TASK
Provide an exact copy of the data, excluding the images.

DATA BLOCK
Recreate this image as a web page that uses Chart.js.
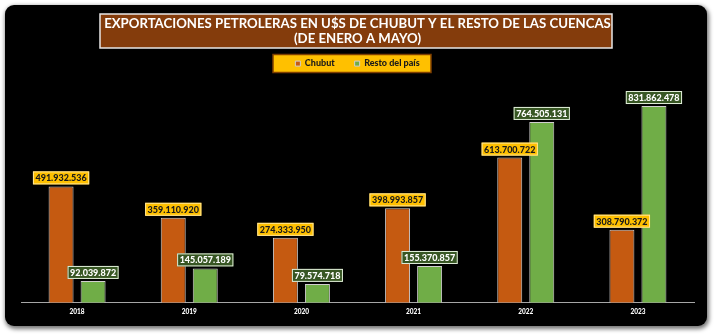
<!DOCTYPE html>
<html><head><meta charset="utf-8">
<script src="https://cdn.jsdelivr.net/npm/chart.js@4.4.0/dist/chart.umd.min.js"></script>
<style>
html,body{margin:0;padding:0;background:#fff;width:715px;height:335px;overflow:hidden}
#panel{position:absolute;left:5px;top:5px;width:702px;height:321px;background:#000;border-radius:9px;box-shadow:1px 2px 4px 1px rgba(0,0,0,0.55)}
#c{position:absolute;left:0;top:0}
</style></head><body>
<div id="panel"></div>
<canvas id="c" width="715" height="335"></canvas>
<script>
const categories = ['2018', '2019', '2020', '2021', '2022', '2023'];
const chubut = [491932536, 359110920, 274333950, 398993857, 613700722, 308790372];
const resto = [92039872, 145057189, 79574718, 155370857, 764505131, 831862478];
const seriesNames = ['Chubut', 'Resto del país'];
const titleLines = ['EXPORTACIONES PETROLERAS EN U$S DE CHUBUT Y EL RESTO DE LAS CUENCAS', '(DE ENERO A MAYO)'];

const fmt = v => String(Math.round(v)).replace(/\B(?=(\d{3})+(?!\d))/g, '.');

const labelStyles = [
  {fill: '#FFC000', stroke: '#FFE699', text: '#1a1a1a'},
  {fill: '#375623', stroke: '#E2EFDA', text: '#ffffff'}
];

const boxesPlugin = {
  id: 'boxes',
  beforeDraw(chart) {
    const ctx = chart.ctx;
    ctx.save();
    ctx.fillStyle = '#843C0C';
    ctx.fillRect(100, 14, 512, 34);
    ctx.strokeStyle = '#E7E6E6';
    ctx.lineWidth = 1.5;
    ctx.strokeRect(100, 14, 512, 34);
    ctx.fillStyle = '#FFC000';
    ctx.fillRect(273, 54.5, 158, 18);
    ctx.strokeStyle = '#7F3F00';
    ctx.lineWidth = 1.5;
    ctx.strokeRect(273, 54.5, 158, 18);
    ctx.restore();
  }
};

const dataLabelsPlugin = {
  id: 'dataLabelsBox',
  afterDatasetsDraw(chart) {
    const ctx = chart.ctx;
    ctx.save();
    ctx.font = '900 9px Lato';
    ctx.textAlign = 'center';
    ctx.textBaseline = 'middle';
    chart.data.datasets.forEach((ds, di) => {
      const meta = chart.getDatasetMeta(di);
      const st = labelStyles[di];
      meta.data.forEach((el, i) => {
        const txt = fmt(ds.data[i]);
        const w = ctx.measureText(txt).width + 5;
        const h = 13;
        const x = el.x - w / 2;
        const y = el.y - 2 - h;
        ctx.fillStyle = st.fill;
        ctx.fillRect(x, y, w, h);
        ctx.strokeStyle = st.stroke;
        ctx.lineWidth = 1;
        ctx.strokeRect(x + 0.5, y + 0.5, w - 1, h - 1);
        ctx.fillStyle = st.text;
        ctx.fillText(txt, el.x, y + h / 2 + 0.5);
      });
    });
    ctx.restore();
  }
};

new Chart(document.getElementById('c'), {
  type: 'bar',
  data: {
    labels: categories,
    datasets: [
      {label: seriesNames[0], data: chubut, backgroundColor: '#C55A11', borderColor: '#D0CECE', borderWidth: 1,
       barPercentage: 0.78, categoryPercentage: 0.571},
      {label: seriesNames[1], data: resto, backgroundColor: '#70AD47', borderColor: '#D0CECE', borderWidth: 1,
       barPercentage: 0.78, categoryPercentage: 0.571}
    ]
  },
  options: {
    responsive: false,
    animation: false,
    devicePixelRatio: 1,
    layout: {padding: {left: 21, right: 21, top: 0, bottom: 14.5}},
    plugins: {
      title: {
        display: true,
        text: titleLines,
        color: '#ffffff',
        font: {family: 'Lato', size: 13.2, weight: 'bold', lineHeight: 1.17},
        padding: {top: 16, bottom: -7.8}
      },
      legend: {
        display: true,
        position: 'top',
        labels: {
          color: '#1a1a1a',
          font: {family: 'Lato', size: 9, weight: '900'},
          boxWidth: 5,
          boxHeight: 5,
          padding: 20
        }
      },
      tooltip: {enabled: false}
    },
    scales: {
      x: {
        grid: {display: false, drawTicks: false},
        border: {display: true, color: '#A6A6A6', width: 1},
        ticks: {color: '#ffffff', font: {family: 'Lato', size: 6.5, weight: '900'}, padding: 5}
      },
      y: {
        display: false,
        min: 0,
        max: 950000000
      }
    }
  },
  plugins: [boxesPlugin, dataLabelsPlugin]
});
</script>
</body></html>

FULL RESPONSE
Recreate this image as a web page that uses Chart.js.
<!DOCTYPE html>
<html><head><meta charset="utf-8">
<script src="https://cdn.jsdelivr.net/npm/chart.js@4.4.0/dist/chart.umd.min.js"></script>
<style>
html,body{margin:0;padding:0;background:#fff;width:715px;height:335px;overflow:hidden}
#panel{position:absolute;left:5px;top:5px;width:702px;height:321px;background:#000;border-radius:9px;box-shadow:1px 2px 4px 1px rgba(0,0,0,0.55)}
#c{position:absolute;left:0;top:0}
</style></head><body>
<div id="panel"></div>
<canvas id="c" width="715" height="335"></canvas>
<script>
const categories = ['2018', '2019', '2020', '2021', '2022', '2023'];
const chubut = [491932536, 359110920, 274333950, 398993857, 613700722, 308790372];
const resto = [92039872, 145057189, 79574718, 155370857, 764505131, 831862478];
const seriesNames = ['Chubut', 'Resto del país'];
const titleLines = ['EXPORTACIONES PETROLERAS EN U$S DE CHUBUT Y EL RESTO DE LAS CUENCAS', '(DE ENERO A MAYO)'];

const fmt = v => String(Math.round(v)).replace(/\B(?=(\d{3})+(?!\d))/g, '.');

const labelStyles = [
  {fill: '#FFC000', stroke: '#FFE699', text: '#1a1a1a'},
  {fill: '#375623', stroke: '#E2EFDA', text: '#ffffff'}
];

const boxesPlugin = {
  id: 'boxes',
  beforeDraw(chart) {
    const ctx = chart.ctx;
    ctx.save();
    ctx.fillStyle = '#843C0C';
    ctx.fillRect(100, 14, 512, 34);
    ctx.strokeStyle = '#E7E6E6';
    ctx.lineWidth = 1.5;
    ctx.strokeRect(100, 14, 512, 34);
    ctx.fillStyle = '#FFC000';
    ctx.fillRect(273, 54.5, 158, 18);
    ctx.strokeStyle = '#7F3F00';
    ctx.lineWidth = 1.5;
    ctx.strokeRect(273, 54.5, 158, 18);
    ctx.restore();
  }
};

const dataLabelsPlugin = {
  id: 'dataLabelsBox',
  afterDatasetsDraw(chart) {
    const ctx = chart.ctx;
    ctx.save();
    ctx.font = '900 9px Lato';
    ctx.textAlign = 'center';
    ctx.textBaseline = 'middle';
    chart.data.datasets.forEach((ds, di) => {
      const meta = chart.getDatasetMeta(di);
      const st = labelStyles[di];
      meta.data.forEach((el, i) => {
        const txt = fmt(ds.data[i]);
        const w = ctx.measureText(txt).width + 5;
        const h = 13;
        const x = el.x - w / 2;
        const y = el.y - 2 - h;
        ctx.fillStyle = st.fill;
        ctx.fillRect(x, y, w, h);
        ctx.strokeStyle = st.stroke;
        ctx.lineWidth = 1;
        ctx.strokeRect(x + 0.5, y + 0.5, w - 1, h - 1);
        ctx.fillStyle = st.text;
        ctx.fillText(txt, el.x, y + h / 2 + 0.5);
      });
    });
    ctx.restore();
  }
};

new Chart(document.getElementById('c'), {
  type: 'bar',
  data: {
    labels: categories,
    datasets: [
      {label: seriesNames[0], data: chubut, backgroundColor: '#C55A11', borderColor: '#D0CECE', borderWidth: 1,
       barPercentage: 0.78, categoryPercentage: 0.571},
      {label: seriesNames[1], data: resto, backgroundColor: '#70AD47', borderColor: '#D0CECE', borderWidth: 1,
       barPercentage: 0.78, categoryPercentage: 0.571}
    ]
  },
  options: {
    responsive: false,
    animation: false,
    devicePixelRatio: 1,
    layout: {padding: {left: 21, right: 21, top: 0, bottom: 14.5}},
    plugins: {
      title: {
        display: true,
        text: titleLines,
        color: '#ffffff',
        font: {family: 'Lato', size: 13.2, weight: 'bold', lineHeight: 1.17},
        padding: {top: 16, bottom: -7.8}
      },
      legend: {
        display: true,
        position: 'top',
        labels: {
          color: '#1a1a1a',
          font: {family: 'Lato', size: 9, weight: '900'},
          boxWidth: 5,
          boxHeight: 5,
          padding: 20
        }
      },
      tooltip: {enabled: false}
    },
    scales: {
      x: {
        grid: {display: false, drawTicks: false},
        border: {display: true, color: '#A6A6A6', width: 1},
        ticks: {color: '#ffffff', font: {family: 'Lato', size: 6.5, weight: '900'}, padding: 5}
      },
      y: {
        display: false,
        min: 0,
        max: 950000000
      }
    }
  },
  plugins: [boxesPlugin, dataLabelsPlugin]
});
</script>
</body></html>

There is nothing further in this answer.